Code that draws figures

....

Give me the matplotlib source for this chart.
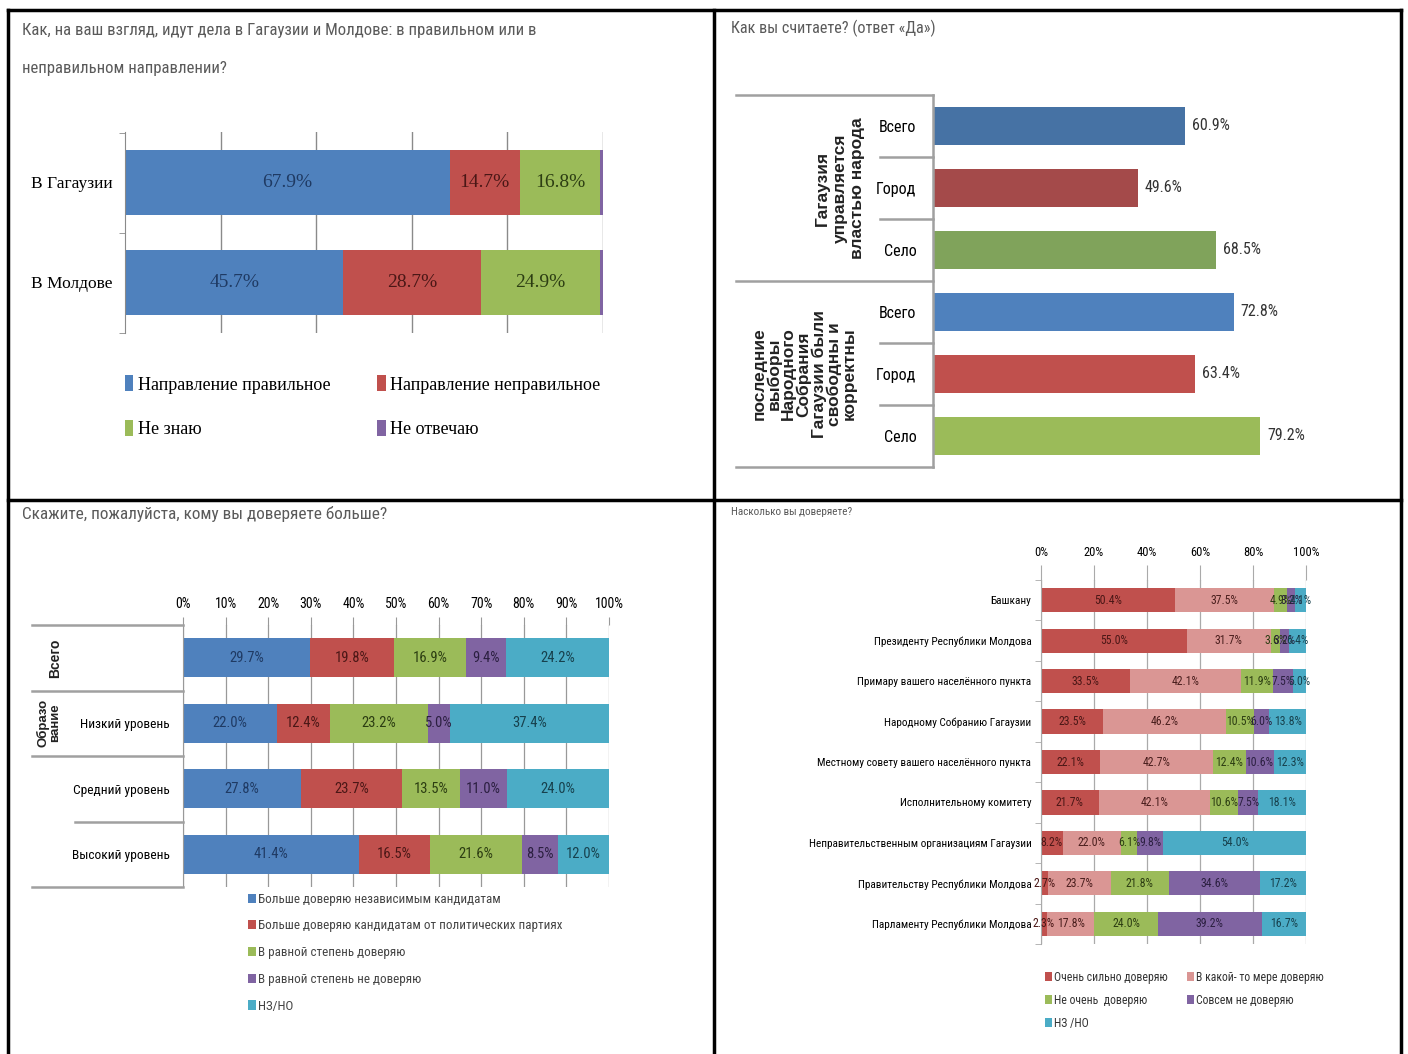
import matplotlib
matplotlib.use('Agg')
import matplotlib.pyplot as plt
from matplotlib.lines import Line2D
import numpy as np

# ---------- данные ----------

# 1. Направление дел
dir_rows = ['В Гагаузии', 'В Молдове']
dir_series = ['Направление правильное', 'Направление неправильное', 'Не знаю', 'Не отвечаю']
dir_values = [
    [67.9, 45.7],   # правильное
    [14.7, 28.7],   # неправильное
    [16.8, 24.9],   # не знаю
    [0.6, 0.7],     # не отвечаю
]

# 2. Ответ «Да»
yes_rows = ['Всего', 'Город', 'Село', 'Всего', 'Город', 'Село']
yes_values = [60.9, 49.6, 68.5, 72.8, 63.4, 79.2]
yes_groups = ['Гагаузия\nуправляется\nвластью народа',
              'последние\nвыборы\nНародного\nСобрания\nГагаузии были\nсвободны и\nкорректны']

# 3. Кому доверяете больше
more_rows = ['', 'Низкий уровень', 'Средний уровень', 'Высокий уровень']
more_series = ['Больше доверяю независимым кандидатам',
               'Больше доверяю кандидатам от политических партиях',
               'В равной степень доверяю',
               'В равной степень не доверяю',
               'НЗ/НО']
more_values = [
    [29.7, 22.0, 27.8, 41.4],
    [19.8, 12.4, 23.7, 16.5],
    [16.9, 23.2, 13.5, 21.6],
    [9.4, 5.0, 11.0, 8.5],
    [24.2, 37.4, 24.0, 12.0],
]

# 4. Насколько доверяете
trust_rows = ['Башкану', 'Президенту Республики Молдова', 'Примару вашего населённого пункта',
              'Народному Собранию Гагаузии', 'Местному совету вашего населённого пункта',
              'Исполнительному комитету', 'Неправительственным организациям Гагаузии',
              'Правительству Республики Молдова', 'Парламенту Республики Молдова']
trust_series = ['Очень сильно доверяю', 'В какой- то мере доверяю', 'Не очень  доверяю',
                'Совсем не доверяю', 'НЗ /НО']
trust_values = [
    [50.4, 55.0, 33.5, 23.5, 22.1, 21.7, 8.2, 2.7, 2.3],
    [37.5, 31.7, 42.1, 46.2, 42.7, 42.1, 22.0, 23.7, 17.8],
    [4.9, 3.6, 11.9, 10.5, 12.4, 10.6, 6.1, 21.8, 24.0],
    [3.2, 3.2, 7.5, 6.0, 10.6, 7.5, 9.8, 34.6, 39.2],
    [4.1, 6.4, 5.0, 13.8, 12.3, 18.1, 54.0, 17.2, 16.7],
]

# ---------- оформление ----------

BLUE, RED, GREEN, PURPLE, CYAN = '#4F81BD', '#C0504D', '#9BBB59', '#8064A2', '#4BACC6'
PINK = '#DA9694'
DARK = {BLUE: '#1F3A63', RED: '#4A1716', GREEN: '#2C3D12', PURPLE: '#2B1F40',
        CYAN: '#17414D', PINK: '#4A1E1D'}

NARROW = ['Roboto Condensed', 'Liberation Sans Narrow', 'Liberation Sans']
BOLD = ['Liberation Sans', 'DejaVu Sans']
SERIF = ['Liberation Serif', 'DejaVu Serif']
TITLE_C = '#5A5A5A'
LINE_C = '#A0A0A0'

W, H = 1408, 1054
fig = plt.figure(figsize=(W / 100, H / 100), dpi=100)
fig.patch.set_facecolor('white')


def px_axes(left, top, right, bottom):
    return fig.add_axes([left / W, 1 - bottom / H, (right - left) / W, (bottom - top) / H])


def fx(x):
    return x / W


def fy(y):
    return 1 - y / H


def hline(y, x0, x1, color=LINE_C, lw=1.8):
    fig.add_artist(Line2D([fx(x0), fx(x1)], [fy(y), fy(y)], color=color, lw=lw))


def vline(x, y0, y1, color='black', lw=2.5):
    fig.add_artist(Line2D([fx(x), fx(x)], [fy(y0), fy(y1)], color=color, lw=lw))


def stacked(ax, values, colors, height):
    y = np.arange(len(values[0]))
    left = np.zeros(len(y))
    bars = []
    for vals, col in zip(values, colors):
        vals = np.array(vals)
        b = ax.barh(y, vals, left=left, height=height, color=col, edgecolor='none')
        bars.append(b)
        left += vals
    return bars


def label_segments(ax, values, colors, family, size, skip=()):
    left = np.zeros(len(values[0]))
    for k, (vals, col) in enumerate(zip(values, colors)):
        for i, v in enumerate(vals):
            if k not in skip:
                ax.text(left[i] + v / 2, i, f'{v:.1f}%', ha='center', va='center',
                        color=DARK[col], family=family, fontsize=size)
        left += np.array(vals)


# рамка
vline(8, 10, 1054)
vline(714, 10, 1054)
vline(1401, 10, 1054)
fig.add_artist(Line2D([fx(8), fx(1401)], [fy(10), fy(10)], color='black', lw=2.5))
fig.add_artist(Line2D([fx(8), fx(1401)], [fy(500), fy(500)], color='black', lw=2.5))

# ========== панель 1 ==========
fig.text(fx(22), fy(30), 'Как, на ваш взгляд, идут дела в Гагаузии и Молдове: в правильном или в',
         family=NARROW, fontsize=12.1, color=TITLE_C, va='center')
fig.text(fx(22), fy(69), 'неправильном направлении?',
         family=NARROW, fontsize=12.1, color=TITLE_C, va='center')

ax1 = px_axes(125, 132, 603, 333)
c1 = [BLUE, RED, GREEN, PURPLE]
bars1 = stacked(ax1, dir_values, c1, 0.65)
label_segments(ax1, dir_values, c1, SERIF, 14, skip=(3,))
ax1.set_xlim(0, 100)
ax1.set_ylim(1.505, -0.505)
ax1.set_xticks([20, 40, 60, 80, 100])
ax1.xaxis.grid(True, color='#8A8A8A', lw=1)
ax1.set_axisbelow(True)
ax1.tick_params(axis='x', length=0, labelbottom=False)
ax1.set_yticks([-0.5, 0.5, 1.5], minor=True)
ax1.set_yticks([0, 1])
ax1.set_yticklabels(dir_rows, family=SERIF, fontsize=12.5)
ax1.tick_params(axis='y', which='major', length=0, pad=9)
ax1.tick_params(axis='y', which='minor', length=4, color='#8A8A8A')
for s in ['top', 'right', 'bottom']:
    ax1.spines[s].set_visible(False)
ax1.spines['left'].set_color('#8A8A8A')
order1 = [0, 2, 1, 3]
fig.legend([bars1[i] for i in order1], [dir_series[i] for i in order1], ncol=2,
           loc='upper left', bbox_to_anchor=(fx(109), fy(359)), frameon=False,
           prop={'family': SERIF, 'size': 13}, handlelength=0.45, handleheight=1.0,
           handletextpad=0.25, columnspacing=2.6, labelspacing=1.45)

# ========== панель 2 ==========
fig.text(fx(731), fy(28), 'Как вы считаете? (ответ «Да»)',
         family=NARROW, fontsize=11.6, color=TITLE_C, va='center')

ax2 = px_axes(933, 95, 1346, 467)
c2 = ['#4672A4', '#A44A4A', '#80A35B', BLUE, RED, GREEN]
y2 = np.arange(len(yes_values))
ax2.barh(y2, yes_values, height=0.61, color=c2)
for i, v in enumerate(yes_values):
    ax2.text(v + 1.7, i, f'{v}%', va='center', ha='left', family=NARROW,
             fontsize=11.5, color='#333333')
ax2.set_xlim(0, 100)
ax2.set_ylim(5.5, -0.5)
ax2.set_xticks([])
ax2.set_yticks(y2)
ax2.set_yticklabels(yes_rows, family=NARROW, fontsize=11.5)
ax2.tick_params(axis='y', length=0, pad=12)
for s in ['top', 'right', 'bottom']:
    ax2.spines[s].set_visible(False)
ax2.spines['left'].set_color(LINE_C)
ax2.spines['left'].set_linewidth(1.8)
for y in [95, 281, 467]:
    hline(y, 736, 933)
for y in [157, 219, 343, 405]:
    hline(y, 880, 933)
fig.text(fx(840), fy(188), yes_groups[0], rotation=90, ha='center', va='center',
         multialignment='center', family=BOLD, fontsize=12.5, weight='bold',
         color='#222222', linespacing=1.2)
fig.text(fx(804), fy(374), yes_groups[1], rotation=90, ha='center', va='center',
         multialignment='center', family=BOLD, fontsize=12.5, weight='bold',
         color='#222222', linespacing=0.98)

# ========== панель 3 ==========
fig.text(fx(22), fy(514), 'Скажите, пожалуйста, кому вы доверяете больше?',
         family=NARROW, fontsize=12.4, color=TITLE_C, va='center')

ax3 = px_axes(183, 625, 609, 887)
c3 = [BLUE, RED, GREEN, PURPLE, CYAN]
bars3 = stacked(ax3, more_values, c3, 0.6)
label_segments(ax3, more_values, c3, NARROW, 10.5)
ax3.set_xlim(0, 100)
ax3.set_ylim(3.5, -0.5)
ax3.set_xticks(np.arange(0, 101, 10))
ax3.set_xticklabels([f'{t}%' for t in range(0, 101, 10)], family=NARROW, fontsize=10)
ax3.xaxis.tick_top()
ax3.tick_params(axis='x', length=6, color='#999999', pad=4)
ax3.xaxis.grid(True, color='#999999', lw=0.9)
ax3.set_axisbelow(True)
ax3.set_yticks(range(4))
ax3.set_yticklabels(more_rows, family=NARROW, fontsize=9.6)
ax3.tick_params(axis='y', length=0, pad=9.5)
for s in ['right', 'bottom', 'top']:
    ax3.spines[s].set_visible(False)
ax3.spines['left'].set_color('#999999')
for y in [625, 690.5, 756, 887]:
    hline(y, 32, 183)
hline(821.5, 75, 183)
fig.text(fx(55), fy(658), 'Всего', rotation=90, ha='center', va='center',
         family=BOLD, fontsize=10, weight='bold', color='#222222')
fig.text(fx(49), fy(723), 'Образо\nвание', rotation=90, ha='center', va='center',
         multialignment='center', family=BOLD, fontsize=9.5, weight='bold',
         color='#222222', linespacing=1.0)
fig.legend(bars3, more_series, ncol=1, loc='upper left',
           bbox_to_anchor=(fx(236), fy(881)), frameon=False,
           prop={'family': NARROW, 'size': 9.4}, handlelength=0.6, handleheight=0.7,
           handletextpad=0.2, labelspacing=1.05, labelcolor='#444444')

# ========== панель 4 ==========
fig.text(fx(731), fy(512), 'Насколько вы доверяете?',
         family=NARROW, fontsize=8, color=TITLE_C, va='center')

ax4 = px_axes(1041, 580, 1306, 944)
c4 = [RED, PINK, GREEN, PURPLE, CYAN]
bars4 = stacked(ax4, trust_values, c4, 0.6)
label_segments(ax4, trust_values, c4, NARROW, 8.5)
ax4.set_xlim(0, 100)
ax4.set_ylim(8.5, -0.5)
ax4.set_xticks(np.arange(0, 101, 20))
ax4.set_xticklabels([f'{t}%' for t in range(0, 101, 20)], family=NARROW, fontsize=9)
ax4.xaxis.tick_top()
ax4.tick_params(axis='x', length=11, color='#AAAAAA', pad=4)
ax4.xaxis.grid(True, color='#AAAAAA', lw=0.9)
ax4.set_axisbelow(True)
ax4.set_yticks(range(len(trust_rows)))
ax4.set_yticklabels(trust_rows, family=NARROW, fontsize=8.1)
ax4.set_yticks(np.arange(-0.5, 9, 1), minor=True)
ax4.tick_params(axis='y', which='major', length=0, pad=7)
ax4.tick_params(axis='y', which='minor', length=4, color='#AAAAAA')
for s in ['right', 'bottom', 'top']:
    ax4.spines[s].set_visible(False)
ax4.spines['left'].set_color('#AAAAAA')
order4 = [0, 2, 4, 1, 3]
fig.legend([bars4[i] for i in order4], [trust_series[i] for i in order4], ncol=2,
           loc='upper left', bbox_to_anchor=(fx(1034), fy(960)), frameon=False,
           prop={'family': NARROW, 'size': 8.5}, handlelength=0.6, handleheight=0.7,
           handletextpad=0.2, labelspacing=0.85, columnspacing=1.6, labelcolor='#333333')

fig.savefig('out.png', dpi=100, facecolor='white')
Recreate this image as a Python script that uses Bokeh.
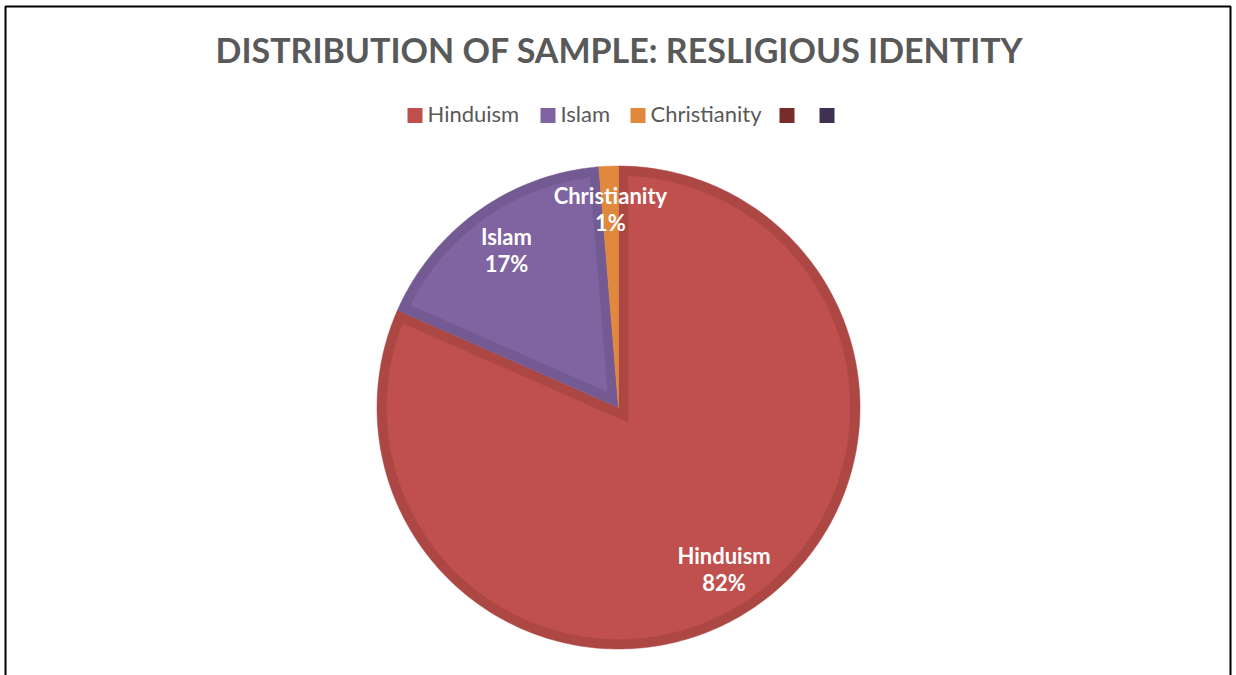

....

### [THE PROBLEM]
From the opening line of the listing above through the line bearing "# ---------- данные", repeat each line exactly. Drop every picture.

### [EXERCISE ANSWER]
Give me the matplotlib source for this chart.
import matplotlib
matplotlib.use('Agg')
import matplotlib.pyplot as plt
from matplotlib.lines import Line2D
import numpy as np

# ---------- данные ----------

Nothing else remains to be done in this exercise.